Updated on: 23 May,2022 07:39 AM IST  |  Mumbai
Prajakta Kasale | prajakta.kasale@mid-day.com

...but there is a catch. The error margin could be as high as 35 per cent as BMC’s system is yet to get updated with data tied to all corners of city

Mumbaikars will get warnings on floods this monsoon

A BMC employee lends a hand to a woman at the waterlogged Hind Mata Junction, Parel, on June 16, 2021. File pic

Starting this monsoon, Mumbaikars will get local flood warnings if there is heavy rainfall. While this piece of information may delight citizens, there is a catch. At this stage, BMC’s flood warning system has an error margin of 35 per cent.
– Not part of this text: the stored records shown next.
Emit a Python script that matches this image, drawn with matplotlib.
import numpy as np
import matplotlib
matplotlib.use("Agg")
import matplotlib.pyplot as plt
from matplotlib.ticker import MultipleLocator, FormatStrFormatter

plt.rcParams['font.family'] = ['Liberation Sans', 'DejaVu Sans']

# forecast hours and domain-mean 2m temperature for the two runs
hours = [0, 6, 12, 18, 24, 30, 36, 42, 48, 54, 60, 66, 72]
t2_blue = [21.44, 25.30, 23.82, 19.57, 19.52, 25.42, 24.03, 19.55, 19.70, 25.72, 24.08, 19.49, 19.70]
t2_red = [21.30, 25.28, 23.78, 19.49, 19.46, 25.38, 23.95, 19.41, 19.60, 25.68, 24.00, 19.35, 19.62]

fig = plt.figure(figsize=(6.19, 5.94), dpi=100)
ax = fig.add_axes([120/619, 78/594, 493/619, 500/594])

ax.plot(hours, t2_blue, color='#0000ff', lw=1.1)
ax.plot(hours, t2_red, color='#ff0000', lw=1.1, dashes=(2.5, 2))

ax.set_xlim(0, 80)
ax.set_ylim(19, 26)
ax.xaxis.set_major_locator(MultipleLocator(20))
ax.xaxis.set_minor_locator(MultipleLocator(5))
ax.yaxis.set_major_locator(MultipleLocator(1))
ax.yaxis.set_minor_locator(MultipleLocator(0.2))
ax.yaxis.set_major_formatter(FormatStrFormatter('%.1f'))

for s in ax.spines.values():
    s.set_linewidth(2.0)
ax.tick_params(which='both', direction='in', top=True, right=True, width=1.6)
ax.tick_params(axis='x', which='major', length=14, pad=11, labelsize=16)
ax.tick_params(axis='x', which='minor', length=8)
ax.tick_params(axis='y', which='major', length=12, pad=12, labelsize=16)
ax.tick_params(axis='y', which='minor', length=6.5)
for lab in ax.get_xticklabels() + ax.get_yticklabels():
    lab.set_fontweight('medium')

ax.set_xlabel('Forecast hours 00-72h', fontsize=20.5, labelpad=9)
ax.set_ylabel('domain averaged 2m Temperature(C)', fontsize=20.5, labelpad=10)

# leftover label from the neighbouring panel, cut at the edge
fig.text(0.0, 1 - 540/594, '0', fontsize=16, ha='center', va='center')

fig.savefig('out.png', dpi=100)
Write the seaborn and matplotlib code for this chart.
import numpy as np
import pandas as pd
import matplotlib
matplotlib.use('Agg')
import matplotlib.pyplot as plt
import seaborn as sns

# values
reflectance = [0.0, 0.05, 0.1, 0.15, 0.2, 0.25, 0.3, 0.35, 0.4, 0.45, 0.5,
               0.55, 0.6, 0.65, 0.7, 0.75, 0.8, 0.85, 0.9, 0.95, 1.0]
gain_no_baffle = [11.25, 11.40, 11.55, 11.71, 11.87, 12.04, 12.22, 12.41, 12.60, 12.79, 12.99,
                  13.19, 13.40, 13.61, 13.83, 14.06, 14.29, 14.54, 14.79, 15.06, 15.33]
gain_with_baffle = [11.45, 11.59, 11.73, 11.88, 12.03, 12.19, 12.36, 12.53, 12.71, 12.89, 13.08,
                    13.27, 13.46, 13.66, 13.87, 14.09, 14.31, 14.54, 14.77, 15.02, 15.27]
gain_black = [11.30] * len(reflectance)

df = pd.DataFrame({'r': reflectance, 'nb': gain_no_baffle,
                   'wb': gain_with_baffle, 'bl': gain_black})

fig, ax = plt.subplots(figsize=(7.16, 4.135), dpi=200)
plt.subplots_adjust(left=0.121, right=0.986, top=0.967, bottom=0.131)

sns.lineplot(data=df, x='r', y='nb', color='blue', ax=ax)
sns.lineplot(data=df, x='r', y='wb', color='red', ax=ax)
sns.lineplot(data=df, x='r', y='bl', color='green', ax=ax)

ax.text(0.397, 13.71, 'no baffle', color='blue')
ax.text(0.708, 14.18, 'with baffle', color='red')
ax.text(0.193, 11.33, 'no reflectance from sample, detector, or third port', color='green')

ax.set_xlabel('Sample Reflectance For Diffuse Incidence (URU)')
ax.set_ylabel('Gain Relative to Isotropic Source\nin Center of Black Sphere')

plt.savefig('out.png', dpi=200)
Civic officials said they are yet to gather all the data needed to make accurate predictions but have decided to roll out the warning system.

The flood warning system was launched in June 2020 but was kept limited to the disaster management department of the BMC. This year, the BMC has planned to integrate the system with its monsoon app, which gives rain updates of 60 city locations every 15 minutes. Officials said the app, MCGM Disaster Management, will be launched before June—it might also get a new name. It will also have information on rainfall data from automatic weather stations, time and height of high tides.  

The flood warning system will be able to relay alerts about possible flood-prone spots between 6 and 72 hours in advance. The system will provide information on likely water depths, location-wise problem areas across all 24 wards. 

“The forecast is based on weather data and models as well as ground-level data like topography, contour mapping, depth of stormwater drains/rivers. The contour mapping was done in 2007 and it needs to be updated now. There are several missing links even in other data. That’s why the forecast cannot be accurate,” said a BMC official. 

In a dynamic city like Mumbai, the official added, no data can be 100 per cent accurate. “So we have decided to give a flood warning system from the coming season with a disclaimer of 35 per cent error.” 

The National Centre for Coastal Research in Chennai has built the system using data from the Indian Meteorology Department (IMD), National Centre for Medium Range Weather Forecasting and the Indian Institute of Tropical Meteorology. The system also uses figures from a network of automatic rain gauges and a host of thematic datasets provided by BMC.